Refugiada en una barraca de madera, una mujer solloza: ha perdido a su bebé, un joven le ayudaba a cargarlo mientras ella llevaba a sus otras hijas y ahora no sabe dónde están. Gime y grita: «Tanto hemos orado, tanto hemos orado, para nada». Una niña de 14 años cae inconsciente al suelo después de presenciar uno de los enfrentamientos.

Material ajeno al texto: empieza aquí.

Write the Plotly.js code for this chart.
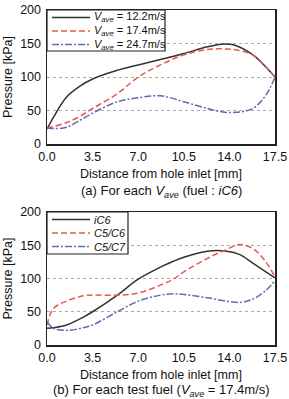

Sin comida, agua ni dinero, los agentes de la Guardia Nacional no tienen que recurrir más a la fuerza para replegar la caravana. Más de 400 migrantes fueron detenidos. El resto, poco a poco, regresa a la orilla de Guatemala. Solo algún pequeño grupo consigue ingresar en territorio mexicano. Uno de los grupos es cercado y detenido en la carretera hacia Tapachula.
Miles están ahora varados en Tecún Umán. Saben que quieren seguir hacia delante, pero no saben cómo. ¿Cuánto queda para la tierra prometida?
Estados Unidos felicita a México por la operación de contención. Hasta aquí llega la historia de «La esperanza». No hacían falta losas para el muro.